Don’t tell me!!!!! Use less bacon or buy fattier belly. LOL.
This will be yet ANOTHER Nagi regular.
George Foley says
Hi Nagi, I made this dish and was very taken by it. But, can you tell me what soundtrack you used to accompany your video clip. Very intriguing music. Thanks, George
Jo says
I made this last night… OMG so easy and SO DELISH… served it as a side to lemon poached chicken breast & garlic sautéed spinach
Marilla says
Made this last night as an aside for BBQd lamb cutlets (and your Antipasto salad- yum!).
The corn salad is delicious, the miso giving an extra layer of flavour. I’ll be making this many more times! So simple and I love room temp dishes when having people over, makes life so much easier.
Nagi says
So glad you enjoyed it Marilla!! Mmmmm, lamb cutlets….
YL says
Simple ingredients, but together it was a flavour bomb! What a great and easy side dish. Hope to see more of such recipes!!
Nagi says
So funny you say that, it’s actually what I’m really focussing for Wednesday recipes!! Glad you enjoyed it YL. I’ll bring another miso based recipe soon so you can re-use it! N x
Geoff says
Cooking this tonight as a bed for hoisin glazed chicken wings. I’ll let you know.
(Let you know how badly I stuffed it up probably).
Geoff says
I made it and it turned out surprisingly well. It was delicious, possibly a little too salty but I may have gone overboard with the miso.
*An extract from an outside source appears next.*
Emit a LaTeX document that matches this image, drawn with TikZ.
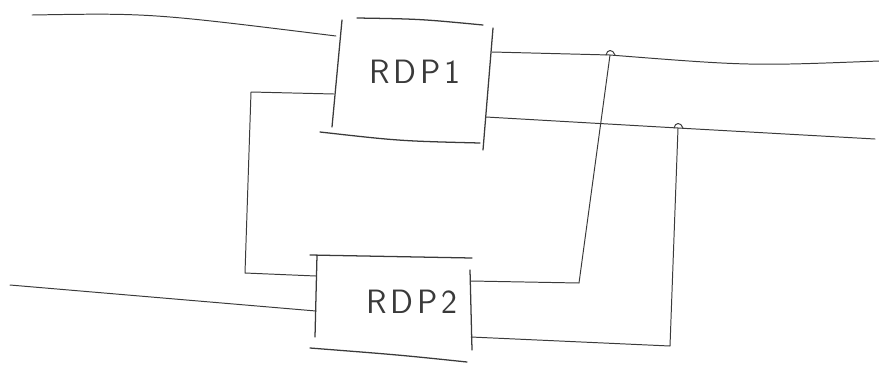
\documentclass[tikz,border=0pt]{standalone}
\usetikzlibrary{calc}
\definecolor{pencil}{HTML}{3A3A3A}
\tikzset{
  pen/.style={draw=pencil, line width=0.7pt, line cap=round, line join=round},
  boxedge/.style={draw=pencil, line width=0.9pt, line cap=round},
  label/.style={text=pencil, font=\sffamily\fontsize{24}{24}\selectfont, inner sep=0pt},
}
\begin{document}
\begin{tikzpicture}[x=0.025cm, y=-0.025cm]
\useasboundingbox (0,0) rectangle (879,364);
% box RDP1
\draw[boxedge] (342,20) -- (332,127);
\draw[boxedge] (357,18) .. controls (420,19) .. (483,25);
\draw[boxedge] (493,28) -- (483,150);
\draw[boxedge] (320,132) .. controls (400,141) .. (480,143);
\node[label] (rdp1) at (415,72) {R\hspace{0.12em}D\hspace{0.12em}P\hspace{0.12em}1};
% box RDP2
\draw[boxedge] (317,255) -- (315,337);
\draw[boxedge] (310,255) -- (472,258);
\draw[boxedge] (470,270) -- (472,350);
\draw[boxedge] (310,348) .. controls (400,355) .. (467,362);
\node[label] (rdp2) at (412,302) {R\hspace{0.12em}D\hspace{0.12em}P\hspace{0.12em}2};
% ports
\coordinate (a1) at (336,36);
\coordinate (a2) at (334,94);
\coordinate (o1) at (492,52);
\coordinate (o2) at (486,117);
\coordinate (b1) at (316,276);
\coordinate (b2) at (316,311);
\coordinate (q1) at (471,281);
\coordinate (q2) at (471,337);
% free ends and bends
\coordinate (s1) at (32,15);
\coordinate (s2) at (10,285);
\coordinate (t1) at (879,61);
\coordinate (t2) at (875,139);
\coordinate (j1) at (610,55);
\coordinate (j2) at (678,128);
\coordinate (k1) at (579,283);
\coordinate (k2) at (670,346);
\coordinate (l1) at (251,92);
\coordinate (l2) at (245,273);
% connectors
\draw[pen] (s1) .. controls (150,13) .. (a1);
\draw[pen] (s2) -- (b2);
\draw[pen] (a2) -- (l1) -- (l2) -- (b1);
\draw[pen] (o1) -- (j1) .. controls (750,66) .. (t1);
\draw[pen] (o2) -- (j2) -- (t2);
\draw[pen] (q1) -- (k1) -- (j1);
\draw[pen] (q2) -- (k2) -- (j2);
% small humps at the junctions
\draw[pen] ($(j1)+(-4,0)$) .. controls ($(j1)+(-3,-6)$) and ($(j1)+(3,-6)$) .. ($(j1)+(5,0)$);
\draw[pen] ($(j2)+(-4,0)$) .. controls ($(j2)+(-3,-6)$) and ($(j2)+(3,-6)$) .. ($(j2)+(5,0)$);
\end{tikzpicture}
\end{document}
Thanks, this one is a “keeper”
Marsha says
This sounds so wonderful and I was salivating as I read the recipe but I can’t eat bacon. Any suggestions about how I can indulge in this but not use bacon? Substitutions? I know it’s hard when it comes to bacon.
Jill Stephenson says
Try jackfruit to replace bacon…it’s a great substitute
Spella says
The recipe uses the bacon fat so at the very least you’ll need to add some oil. As for a bacon substitute, whatever you like – there are plenty of non-meat bacon alternatives, but something like mushrooms or sun dried tomato might be a nice flavour for the dish.
Emma Hales says
I think it’d be just as good without the bacon.
Carol says
Great question, I too would love to know a substitute for bacon.
Chelle says
Made this tonight for our family of seven. Everyone loved it! Had it with white soft wraps, roasted cherry tomatoes, fried eggs and garlic butter pan fried flat mushrooms. So good! Another winner. Thanks Nagi! ❤️
Nagi says
Mmmmmmmm YUM!! I love that idea, what a combo. Thanks for the inspiration Chelle!! So glad you enjoyed it – N x
Cathy says
This was delicious. I had all the ingredients on hand. Used red miso instead of white and fresh “end of season” corn. A big hit. Will definitely be making this again. We had fish tacos and Cole slaw and the miso corn worked well as either a taco condiment or side.
Nagi says
Fantastic! Glad you enjoyed it Cathy! Thanks for sharing how you served it – LOVE the idea of pairing it with fish tacos. N x
Jo says
I’ve recently had to go dairy free 🙁 I’m still learning about the best substitutes for different occasions – would a plant-based butter alternative work for this, or does it have to be proper butter for the flavour?
Nagi says
Hi Jo! I made this with extra virgin olive oil and it was DELICIOUS. Miso works wonders here! N x
Jo says
Awesome – thank you! Can’t wait to try it!
Alma says
Sounds great but I can’t have soy. Any alternatives?
Nagi says
Hmmm!!! I have to think!!! Let me come back – N x
Alma says
Thanks for getting back to me. Hope you can come up with something. I do have some coconut aminos. Will that work?
Cherie says
Please Help! I’ve updated my Apple to ios Monteray 12.7 and now RecipeTinEats recipes will NOT print!!! Disaster!! Can anyone help me figure out what is wrong – (btw – I’ve not had any luck with Apple support.)